The action cannot proceed against the LLP and amendment is required under either sub rule (a) or (b) as otherwise the action would be struck out. For all the reasons I have set out above this was plainly a mistake.
There is plainly no prejudice suffered by the Defendant except that it might be deprived of an opportunity to have the second proceedings struck out because they are out of time. This is not a relevant factor in my view.
For all those reasons I will accede to the Claimant’s submissions and dismiss the Defendant’s application to dismiss the second action.
CONSOLIDATION
As a result of my decision above the second action is not necessary. However there is always the possibility that my decision might be subject to challenge and that the challenge might be successful. In that eventuality the amendments might be set aside so that the Claimant will have to fall back (if he can) on the second set of proceedings.
The trial is set for October this year. It seems to me that taking into account that possibility I should not consolidate the actions as they might effectively be de-consolidated as a result of any decision that might be made in the Court of Appeal (if any).

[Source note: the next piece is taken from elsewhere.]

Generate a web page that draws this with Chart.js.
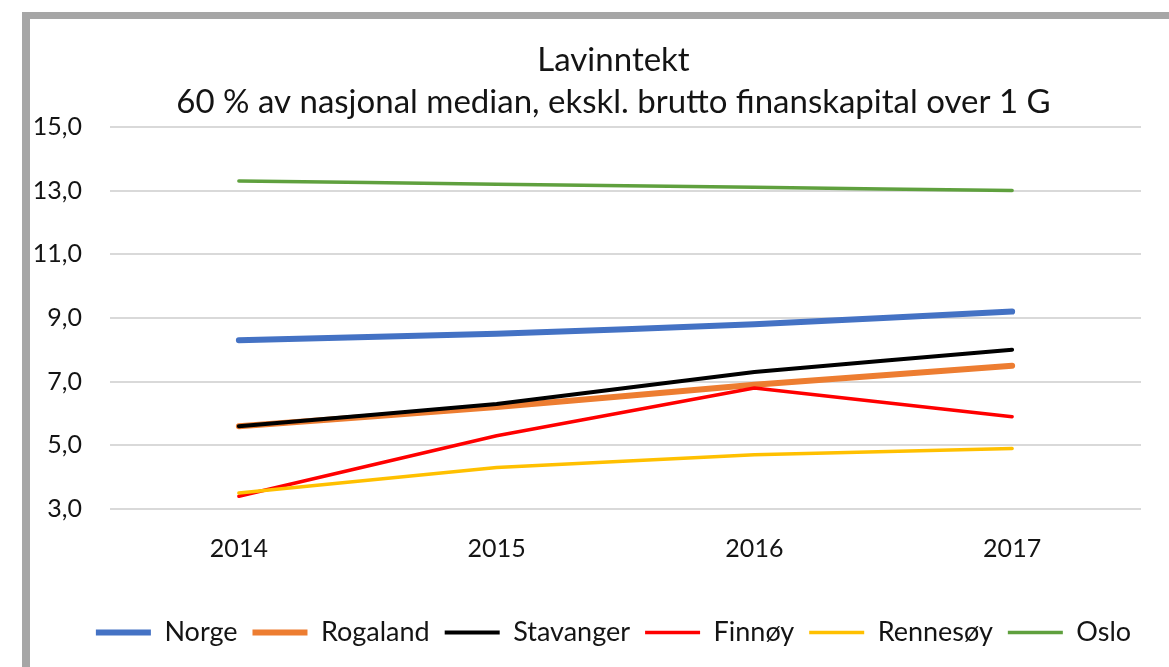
<!DOCTYPE html>
<html>
<head>
<meta charset="utf-8">
<script src="https://cdn.jsdelivr.net/npm/chart.js@4/dist/chart.umd.min.js"></script>
<style>
    html, body { margin: 0; padding: 0; background: #fff; overflow: hidden; width: 1169px; height: 667px; }
    #frame {
        position: absolute; left: 22px; top: 12px; width: 1300px; height: 800px;
        border-top: 7px solid #a6a6a6; border-left: 8px solid #a6a6a6;
    }
    #wrap { position: absolute; left: 30px; top: 19px; width: 1167px; height: 648px; }
</style>
</head>
<body>
<div id="frame"></div>
<div id="wrap"><canvas id="lowIncomeChart"></canvas></div>
<script>
// Values (percent)
const years = ['2014', '2015', '2016', '2017'];
const norge = [8.3, 8.5, 8.8, 9.2];
const rogaland = [5.6, 6.2, 6.9, 7.5];
const stavanger = [5.6, 6.3, 7.3, 8.0];
const finnoy = [3.4, 5.3, 6.8, 5.9];
const rennesoy = [3.5, 4.3, 4.7, 4.9];
const oslo = [13.3, 13.2, 13.1, 13.0];

const titleLines = ['Lavinntekt', '60 % av nasjonal median, ekskl. brutto finanskapital over 1 G'];
const fontFamily = 'Lato, "Liberation Sans", sans-serif';
const textColor = '#141414';

function line(label, data, color, width, tension, order) {
    return {
        label: label,
        data: data,
        borderColor: color,
        backgroundColor: color,
        borderWidth: width,
        borderCapStyle: 'round',
        borderJoinStyle: 'round',
        pointRadius: 0,
        tension: tension,
        fill: false,
        order: order,
        yAxisID: 'y'
    };
}

document.addEventListener('DOMContentLoaded', () => {
    const ctx = document.getElementById('lowIncomeChart').getContext('2d');

    new Chart(ctx, {
        type: 'line',
        data: {
            labels: years,
            datasets: [
                line('Norge', norge, '#4472C4', 6, 0.15, 6),
                line('Rogaland', rogaland, '#ED7D31', 6, 0.15, 5),
                line('Stavanger', stavanger, '#000000', 4, 0.15, 4),
                line('Finnøy', finnoy, '#FF0000', 3.5, 0, 3),
                line('Rennesøy', rennesoy, '#FFC000', 3.5, 0, 2),
                line('Oslo', oslo, '#5FA03E', 3.5, 0.1, 1)
            ]
        },
        options: {
            responsive: true,
            maintainAspectRatio: false,
            animation: false,
            layout: { padding: { left: 0, right: 0, top: 0, bottom: 11 } },
            plugins: {
                title: {
                    display: true,
                    text: titleLines,
                    color: textColor,
                    font: { family: fontFamily, size: 33, weight: 'normal', lineHeight: 1.27 },
                    padding: { top: 20, bottom: 4 }
                },
                legend: {
                    position: 'bottom',
                    labels: {
                        color: textColor,
                        font: { family: fontFamily, size: 27 },
                        usePointStyle: true,
                        pointStyle: 'line',
                        pointStyleWidth: 55,
                        padding: 15,
                        sort: (a, b) => a.datasetIndex - b.datasetIndex
                    }
                },
                tooltip: { enabled: false }
            },
            scales: {
                x: {
                    offset: true,
                    grid: { display: false, drawTicks: false },
                    border: { display: false },
                    ticks: { color: textColor, font: { family: fontFamily, size: 25 }, padding: 25 },
                    afterFit: (axis) => { axis.height = 95; }
                },
                y: {
                    min: 3,
                    max: 15,
                    grid: { color: '#d9d9d9', lineWidth: 2, drawTicks: false },
                    border: { display: false },
                    ticks: {
                        stepSize: 2,
                        color: textColor,
                        font: { family: fontFamily, size: 25 },
                        padding: 28,
                        callback: (v) => v.toFixed(1).replace('.', ',')
                    },
                    afterFit: (axis) => { axis.width = 80; }
                },
                // empty right-hand space, as in the original layout
                spacer: {
                    type: 'linear',
                    position: 'right',
                    grid: { display: false, drawTicks: false },
                    border: { display: false },
                    ticks: { display: false },
                    afterFit: (axis) => { axis.width = 56; }
                }
            }
        }
    });
});
</script>
</body>
</html>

I would therefore suggest that the parties agree a timetable of the service of the formal material necessary to take the second action to trial. I envisage service of Particulars of Claim and Defence and Reply as there may be other limitation issues which arise in the second action.
Unless there is fresh material I would direct that the disclosure and witness statements in the first action should stand as witness statements in the second action and that the second action should be heard at the same time as the first action in October.
I would ask the parties to consider any other factors with a view to having the matter properly organised so the trial date is not disturbed.